综上所述,我们可以得出:盈利赚钱、谋取物质利益最大化并不是所有市场主体的唯一动机。一方面,国家对市场经济的适度干预和价值导向,在客观上就要求市场主体具有社会的责任,必须把社会效益纳入经济活动的意图之中;另一方面,市场主体作为社会中的人,不仅有物质方面的需求。而且也有精神方面的需求。因而,正像美国经济学家约瑟夫·熊彼特所说:“经济活动可能有任何动机,甚至是精神方面的动机,但它的意义只是在满足需要。

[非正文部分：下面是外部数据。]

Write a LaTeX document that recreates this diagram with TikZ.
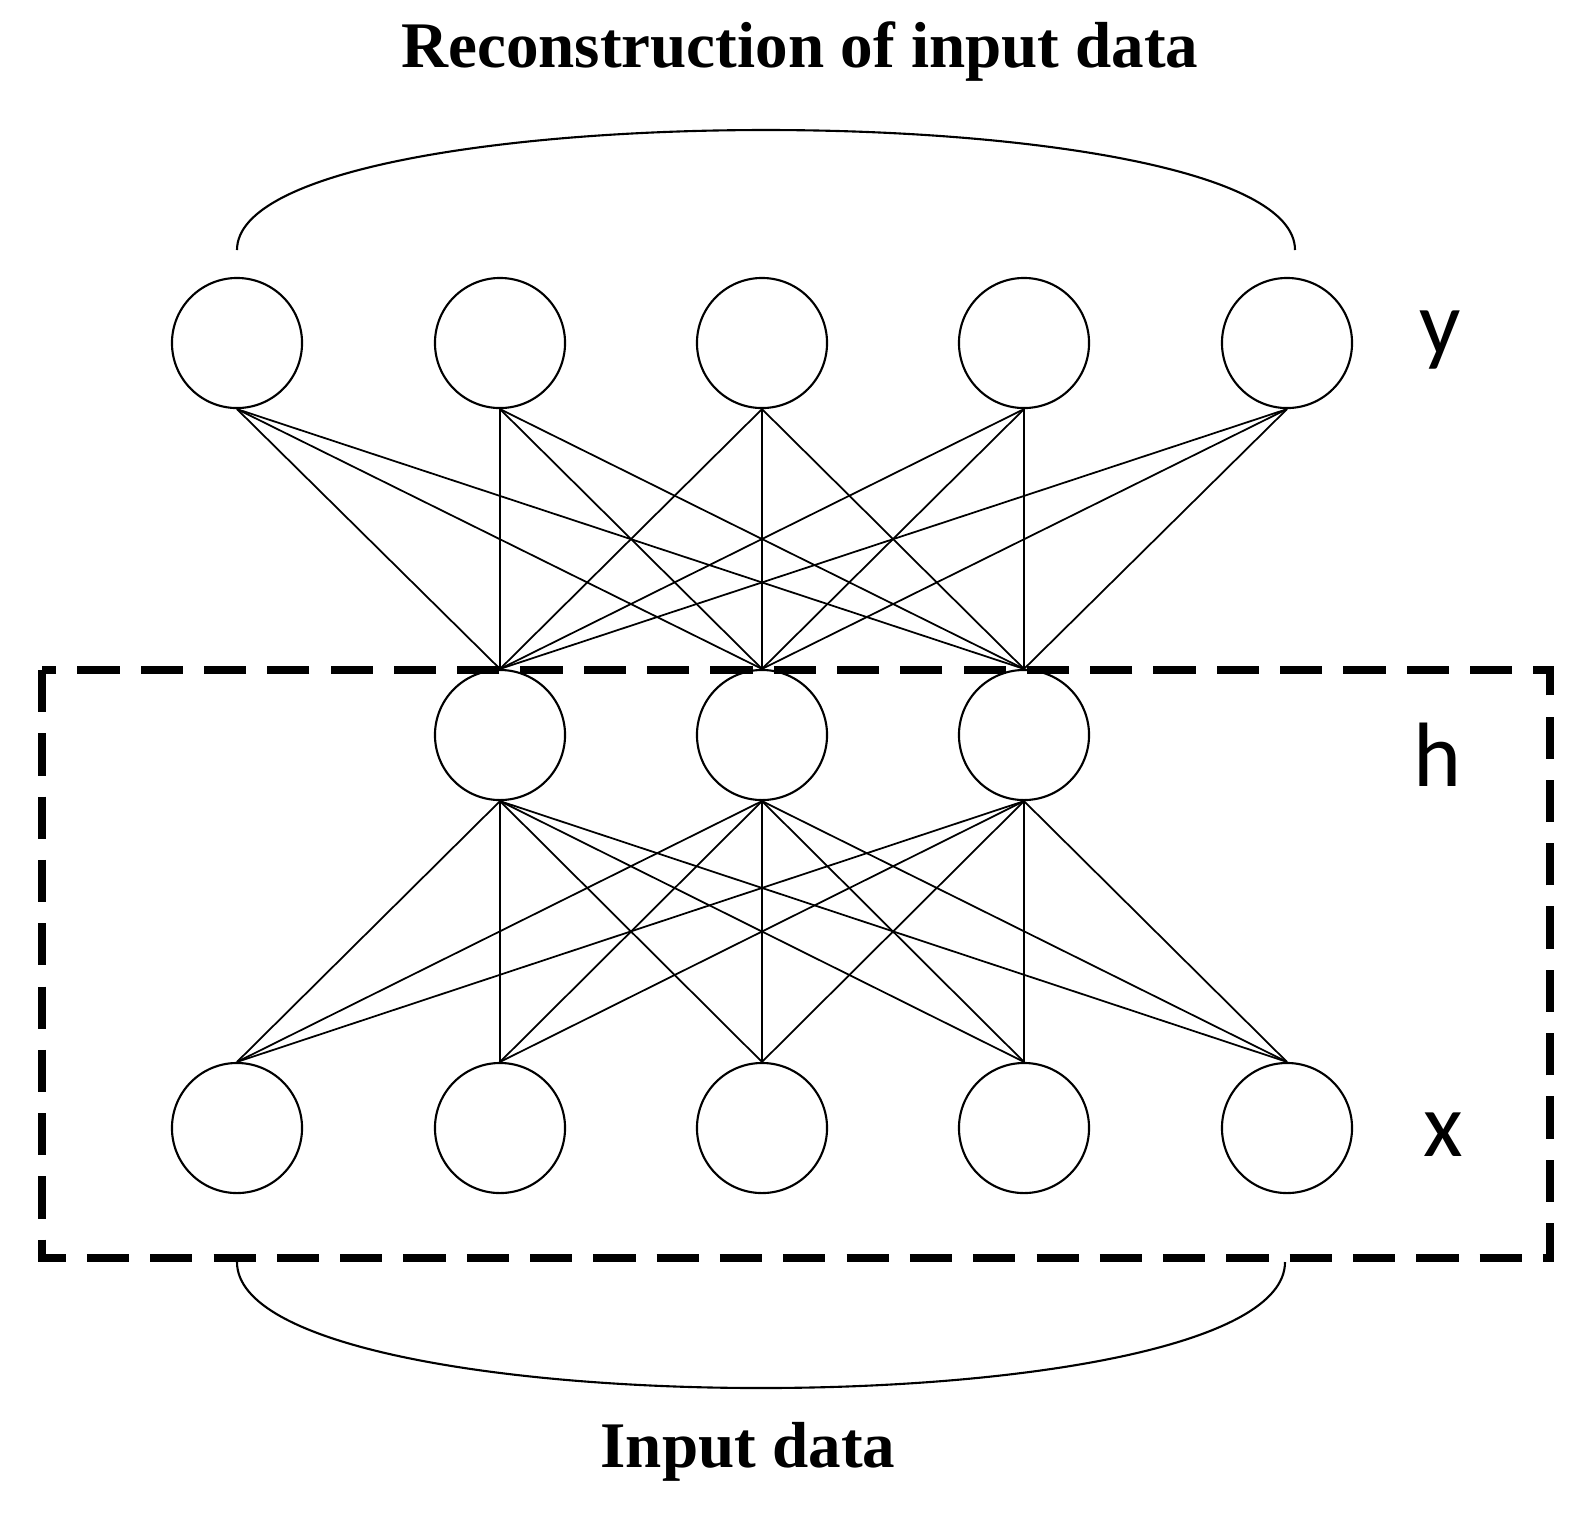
\documentclass[tikz,border=0pt]{standalone}
\usepackage{fontspec}
\setmainfont{Liberation Serif}
\newfontfamily\lblfont{Carlito}
\begin{document}
\begin{tikzpicture}[x=0.01cm,y=-0.01cm,
  neuron/.style={circle,draw,line width=0.6pt,minimum size=1.3cm,inner sep=0pt},
  conn/.style={line width=0.5pt},
  lbl/.style={font=\lblfont\fontsize{26}{30}\selectfont},
  ttl/.style={font=\bfseries\fontsize{18.5}{22}\selectfont}]
\useasboundingbox (0,0) rectangle (1594,1532);
\foreach \i/\x in {1/237,2/500,3/762,4/1024,5/1287}{
  \node[neuron] (y\i) at (\x,343) {};
  \node[neuron] (x\i) at (\x,1128) {};
}
\foreach \j/\x in {1/500,2/762,3/1024}{
  \node[neuron] (h\j) at (\x,735) {};
}
\foreach \i in {1,...,5}{
  \foreach \j in {1,2,3}{
    \draw[conn] (y\i.south) -- (h\j.north);
    \draw[conn] (h\j.south) -- (x\i.north);
  }
}
\draw[dashed,line width=2.2pt,dash pattern=on 12pt off 6pt] (42,670) rectangle (1550,1258);
\node[lbl] (ly) at (1440,340) {y};
\node[lbl] (lh) at (1437,755) {h};
\node[lbl] (lx) at (1443,1135) {x};
\node[ttl] (t1) at (800,52) {Reconstruction of input data};
\node[ttl] (t2) at (748,1452) {Input data};
\coordinate (a1) at (237,250); \coordinate (a2) at (1295,250);
\draw[line width=0.6pt] (a1) .. controls (237,90) and (1295,90) .. (a2);
\coordinate (b1) at (237,1262); \coordinate (b2) at (1285,1262);
\draw[line width=0.6pt] (b1) .. controls (237,1430) and (1285,1430) .. (b2);
\end{tikzpicture}
\end{document}
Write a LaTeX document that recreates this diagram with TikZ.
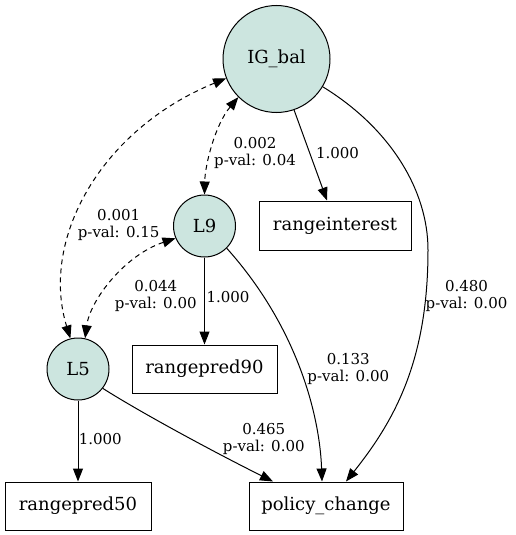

”(11)

注释:

[①]《哲学大辞典》,第317页。

[②]《中华人民共和国第一届全国人民代表大会第一次会议汇刊》,第68页。

[③]《现代思想政治工作手册》,红旗出版社,1996年,第1219页。

[④][⑤][⑥][⑨]《中国教育报》,1996年10月14日。

[⑦]杜任之主编:《现代西方著名哲学家述评》,第526页。

[⑧]李昌“新时代要有新的精神动力”,载《中国党政干部论坛》,第20期。

[⑩]参见《经济与法》,1996(2),第40页。

(11)[美]约瑟夫·熊彼特著:《经济发展理论—对于利润、资本、信贷、利息和经济周期的考察》,商务印书馆,1991年版,第14页。